### Written task
Reproduce the listing word for word, leaving every picture behind.
########################################
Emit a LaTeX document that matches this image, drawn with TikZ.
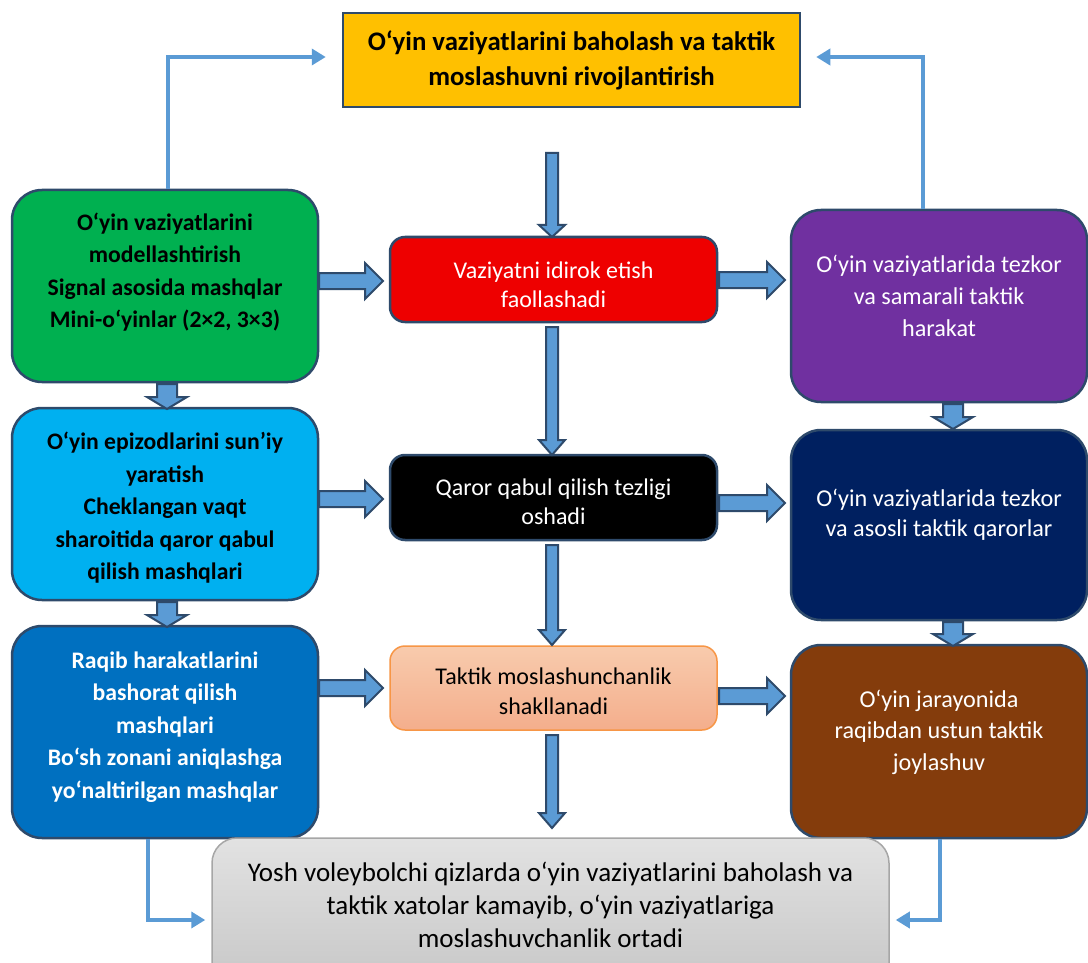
\documentclass[tikz,border=0pt]{standalone}
\usepackage{fontspec}
\setmainfont{Carlito}
\usetikzlibrary{arrows.meta,calc}
\definecolor{edge}{HTML}{2E4A6B}
\definecolor{arrowfill}{HTML}{5B9BD5}
\definecolor{cgold}{HTML}{FFC000}
\definecolor{cgreen}{HTML}{00B050}
\definecolor{ccyan}{HTML}{00B0F0}
\definecolor{cblue}{HTML}{0070C0}
\definecolor{cred}{HTML}{EE0000}
\definecolor{cpurple}{HTML}{7030A0}
\definecolor{cnavy}{HTML}{002060}
\definecolor{cbrown}{HTML}{843C0C}
\definecolor{cpeachA}{HTML}{F8CBAD}
\definecolor{cpeachB}{HTML}{F4AE8C}
\definecolor{corange}{HTML}{F79646}
\definecolor{cgrayA}{HTML}{E2E2E2}
\definecolor{cgrayB}{HTML}{C4C4C4}
\definecolor{cgrayE}{HTML}{A6A6A6}
\tikzset{
  box/.style={draw=edge,line width=2.5pt,inner sep=0pt},
  bigbox/.style={box,rounded corners=30pt,minimum width=306pt,minimum height=192pt},
  midbox/.style={box,rounded corners=15pt,minimum width=327pt,minimum height=85pt},
  rbox/.style={box,rounded corners=30pt,minimum width=296pt,minimum height=192pt},
  boldtxt/.style={align=center,font=\bfseries\fontsize{23.7}{32.5}\selectfont,inner sep=0pt},
  normtxt/.style={align=center,font=\fontsize{24}{29.5}\selectfont,inner sep=0pt},
  fat/.style={draw=edge,line width=2pt,fill=arrowfill,line join=miter},
  conn/.style={draw=arrowfill,line width=3.5pt,-{Triangle[length=14pt,width=16pt]}}
}
\newcommand\fatright[3]{\draw[fat] (#1,#3-8) -- (#2-18,#3-8) -- (#2-18,#3-18) -- (#2,#3) -- (#2-18,#3+18) -- (#2-18,#3+8) -- (#1,#3+8) -- cycle;}
\newcommand\fatdown[6]{\draw[fat] (#1-#4,#2) -- (#1-#4,#3-#6) -- (#1-#5,#3-#6) -- (#1,#3) -- (#1+#5,#3-#6) -- (#1+#4,#3-#6) -- (#1+#4,#2) -- cycle;}
\begin{document}
\begin{tikzpicture}[x=1pt,y=-1pt]
\useasboundingbox (0,0) rectangle (1088,963);
\clip (0,0) rectangle (1088,963);
\fill[white] (0,0) rectangle (1088,963);

% top box
\node[box,fill=cgold,minimum width=457pt,minimum height=94pt] (top) at (571.5,60) {};
\node[boldtxt,font=\bfseries\fontsize{26.8}{35}\selectfont] (toptxt) at (571.5,60) {O‘yin vaziyatlarini baholash va taktik\\moslashuvni rivojlantirish};

% left column
\node[bigbox,fill=cgreen] (g) at (165,286) {};
\node[boldtxt] (gtxt) at (165,272) {O‘yin vaziyatlarini\\modellashtirish\\Signal asosida mashqlar\\Mini-o‘yinlar (2×2, 3×3)};
\node[bigbox,fill=ccyan] (c) at (165,504) {};
\node[boldtxt] (ctxt) at (165,508) {O‘yin epizodlarini sun’iy\\yaratish\\Cheklangan vaqt\\sharoitida qaror qabul\\qilish mashqlari};
\node[bigbox,fill=cblue,minimum height=212pt] (b) at (165,732) {};
\node[boldtxt,text=white] (btxt) at (165,727) {Raqib harakatlarini\\bashorat qilish\\mashqlari\\Bo‘sh zonani aniqlashga\\yo‘naltirilgan mashqlar};

% middle column
\node[midbox,fill=cred] (r) at (553.5,279.5) {};
\node[normtxt,text=white] (rtxt) at (553.5,285) {Vaziyatni idirok etish\\faollashadi};
\node[midbox,fill=black] (k) at (553.5,497.5) {};
\node[normtxt,text=white] (ktxt) at (553.5,502) {Qaror qabul qilish tezligi\\oshadi};
\node[midbox,draw=corange,line width=1.5pt,top color=cpeachA,bottom color=cpeachB,minimum height=84pt] (pe) at (553.5,688) {};
\node[normtxt] (petxt) at (553.5,691.5) {Taktik moslashunchanlik\\shakllanadi};

% right column
\node[rbox,fill=cpurple] (p) at (939,306) {};
\node[normtxt,text=white,font=\fontsize{24.2}{32}\selectfont] (ptxt) at (939,296) {O‘yin vaziyatlarida tezkor\\va samarali taktik\\harakat};
\node[rbox,fill=cnavy,minimum height=190pt] (n) at (939,525) {};
\node[normtxt,text=white,font=\fontsize{24.2}{30}\selectfont] (ntxt) at (939,515) {O‘yin vaziyatlarida tezkor\\va asosli taktik qarorlar};
\node[rbox,fill=cbrown,minimum height=193pt] (br) at (939,741.5) {};
\node[normtxt,text=white,font=\fontsize{24.2}{31.5}\selectfont] (brtxt) at (939,732) {O‘yin jarayonida\\raqibdan ustun taktik\\joylashuv};

% bottom box
\node[box,draw=cgrayE,line width=1.5pt,rounded corners=25pt,top color=cgrayA,bottom color=cgrayB,minimum width=677pt,minimum height=164pt] (gray) at (550.5,920) {};
\node[normtxt,font=\fontsize{27}{33}\selectfont] (graytxt) at (550.5,905) {Yosh voleybolchi qizlarda o‘yin vaziyatlarini baholash va\\taktik xatolar kamayib, o‘yin vaziyatlariga\\moslashuvchanlik ortadi};

% thin connectors
\draw[conn] ([xshift=3pt]g.north) |- ($(top.west)+(-16,-3)$);
\draw[conn] ([xshift=-16pt]p.north) |- ($(top.east)+(15,-3)$);
\draw[conn] ([xshift=-17pt]b.south) |- ($(gray.west)+(-6,0)$);
\draw[conn] ([xshift=1pt]br.south) |- ($(gray.east)+(6,0)$);

% fat horizontal arrows
\fatright{319}{383}{281}
\fatright{319}{383}{499}
\fatright{319}{383}{688}
\fatright{719}{785}{280}
\fatright{719}{785}{503}
\fatright{719}{785}{696}

% fat down arrows (side columns)
\fatdown{167}{384}{409}{10}{20}{12}
\fatdown{167}{602}{627}{10}{20}{12}
\fatdown{953}{404}{429}{10}{20}{12}
\fatdown{953}{622}{646}{10}{20}{12}

% fat down arrows (centre)
\fatdown{552}{153}{237}{6}{13}{12}
\fatdown{552}{327}{455}{6}{13}{15}
\fatdown{552}{545}{645}{6}{13}{15}
\fatdown{552}{735}{828}{6}{13}{15}
\end{tikzpicture}
\end{document}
########################################
### Solution for this problem
Emit a LaTeX document that matches this image, drawn with TikZ.
\documentclass[tikz,border=0pt]{standalone}
\usepackage{fontspec}
\setmainfont{Carlito}
\usetikzlibrary{arrows.meta,calc}
\definecolor{edge}{HTML}{2E4A6B}
\definecolor{arrowfill}{HTML}{5B9BD5}
\definecolor{cgold}{HTML}{FFC000}
\definecolor{cgreen}{HTML}{00B050}
\definecolor{ccyan}{HTML}{00B0F0}
\definecolor{cblue}{HTML}{0070C0}
\definecolor{cred}{HTML}{EE0000}
\definecolor{cpurple}{HTML}{7030A0}
\definecolor{cnavy}{HTML}{002060}
\definecolor{cbrown}{HTML}{843C0C}
\definecolor{cpeachA}{HTML}{F8CBAD}
\definecolor{cpeachB}{HTML}{F4AE8C}
\definecolor{corange}{HTML}{F79646}
\definecolor{cgrayA}{HTML}{E2E2E2}
\definecolor{cgrayB}{HTML}{C4C4C4}
\definecolor{cgrayE}{HTML}{A6A6A6}
\tikzset{
  box/.style={draw=edge,line width=2.5pt,inner sep=0pt},
  bigbox/.style={box,rounded corners=30pt,minimum width=306pt,minimum height=192pt},
  midbox/.style={box,rounded corners=15pt,minimum width=327pt,minimum height=85pt},
  rbox/.style={box,rounded corners=30pt,minimum width=296pt,minimum height=192pt},
  boldtxt/.style={align=center,font=\bfseries\fontsize{23.7}{32.5}\selectfont,inner sep=0pt},
  normtxt/.style={align=center,font=\fontsize{24}{29.5}\selectfont,inner sep=0pt},
  fat/.style={draw=edge,line width=2pt,fill=arrowfill,line join=miter},
  conn/.style={draw=arrowfill,line width=3.5pt,-{Triangle[length=14pt,width=16pt]}}
}
\newcommand\fatright[3]{\draw[fat] (#1,#3-8) -- (#2-18,#3-8) -- (#2-18,#3-18) -- (#2,#3) -- (#2-18,#3+18) -- (#2-18,#3+8) -- (#1,#3+8) -- cycle;}
\newcommand\fatdown[6]{\draw[fat] (#1-#4,#2) -- (#1-#4,#3-#6) -- (#1-#5,#3-#6) -- (#1,#3) -- (#1+#5,#3-#6) -- (#1+#4,#3-#6) -- (#1+#4,#2) -- cycle;}
\begin{document}
\begin{tikzpicture}[x=1pt,y=-1pt]
\useasboundingbox (0,0) rectangle (1088,963);
\clip (0,0) rectangle (1088,963);
\fill[white] (0,0) rectangle (1088,963);

% top box
\node[box,fill=cgold,minimum width=457pt,minimum height=94pt] (top) at (571.5,60) {};
\node[boldtxt,font=\bfseries\fontsize{26.8}{35}\selectfont] (toptxt) at (571.5,60) {O‘yin vaziyatlarini baholash va taktik\\moslashuvni rivojlantirish};

% left column
\node[bigbox,fill=cgreen] (g) at (165,286) {};
\node[boldtxt] (gtxt) at (165,272) {O‘yin vaziyatlarini\\modellashtirish\\Signal asosida mashqlar\\Mini-o‘yinlar (2×2, 3×3)};
\node[bigbox,fill=ccyan] (c) at (165,504) {};
\node[boldtxt] (ctxt) at (165,508) {O‘yin epizodlarini sun’iy\\yaratish\\Cheklangan vaqt\\sharoitida qaror qabul\\qilish mashqlari};
\node[bigbox,fill=cblue,minimum height=212pt] (b) at (165,732) {};
\node[boldtxt,text=white] (btxt) at (165,727) {Raqib harakatlarini\\bashorat qilish\\mashqlari\\Bo‘sh zonani aniqlashga\\yo‘naltirilgan mashqlar};

% middle column
\node[midbox,fill=cred] (r) at (553.5,279.5) {};
\node[normtxt,text=white] (rtxt) at (553.5,285) {Vaziyatni idirok etish\\faollashadi};
\node[midbox,fill=black] (k) at (553.5,497.5) {};
\node[normtxt,text=white] (ktxt) at (553.5,502) {Qaror qabul qilish tezligi\\oshadi};
\node[midbox,draw=corange,line width=1.5pt,top color=cpeachA,bottom color=cpeachB,minimum height=84pt] (pe) at (553.5,688) {};
\node[normtxt] (petxt) at (553.5,691.5) {Taktik moslashunchanlik\\shakllanadi};

% right column
\node[rbox,fill=cpurple] (p) at (939,306) {};
\node[normtxt,text=white,font=\fontsize{24.2}{32}\selectfont] (ptxt) at (939,296) {O‘yin vaziyatlarida tezkor\\va samarali taktik\\harakat};
\node[rbox,fill=cnavy,minimum height=190pt] (n) at (939,525) {};
\node[normtxt,text=white,font=\fontsize{24.2}{30}\selectfont] (ntxt) at (939,515) {O‘yin vaziyatlarida tezkor\\va asosli taktik qarorlar};
\node[rbox,fill=cbrown,minimum height=193pt] (br) at (939,741.5) {};
\node[normtxt,text=white,font=\fontsize{24.2}{31.5}\selectfont] (brtxt) at (939,732) {O‘yin jarayonida\\raqibdan ustun taktik\\joylashuv};

% bottom box
\node[box,draw=cgrayE,line width=1.5pt,rounded corners=25pt,top color=cgrayA,bottom color=cgrayB,minimum width=677pt,minimum height=164pt] (gray) at (550.5,920) {};
\node[normtxt,font=\fontsize{27}{33}\selectfont] (graytxt) at (550.5,905) {Yosh voleybolchi qizlarda o‘yin vaziyatlarini baholash va\\taktik xatolar kamayib, o‘yin vaziyatlariga\\moslashuvchanlik ortadi};

% thin connectors
\draw[conn] ([xshift=3pt]g.north) |- ($(top.west)+(-16,-3)$);
\draw[conn] ([xshift=-16pt]p.north) |- ($(top.east)+(15,-3)$);
\draw[conn] ([xshift=-17pt]b.south) |- ($(gray.west)+(-6,0)$);
\draw[conn] ([xshift=1pt]br.south) |- ($(gray.east)+(6,0)$);

% fat horizontal arrows
\fatright{319}{383}{281}
\fatright{319}{383}{499}
\fatright{319}{383}{688}
\fatright{719}{785}{280}
\fatright{719}{785}{503}
\fatright{719}{785}{696}

% fat down arrows (side columns)
\fatdown{167}{384}{409}{10}{20}{12}
\fatdown{167}{602}{627}{10}{20}{12}
\fatdown{953}{404}{429}{10}{20}{12}
\fatdown{953}{622}{646}{10}{20}{12}

% fat down arrows (centre)
\fatdown{552}{153}{237}{6}{13}{12}
\fatdown{552}{327}{455}{6}{13}{15}
\fatdown{552}{545}{645}{6}{13}{15}
\fatdown{552}{735}{828}{6}{13}{15}
\end{tikzpicture}
\end{document}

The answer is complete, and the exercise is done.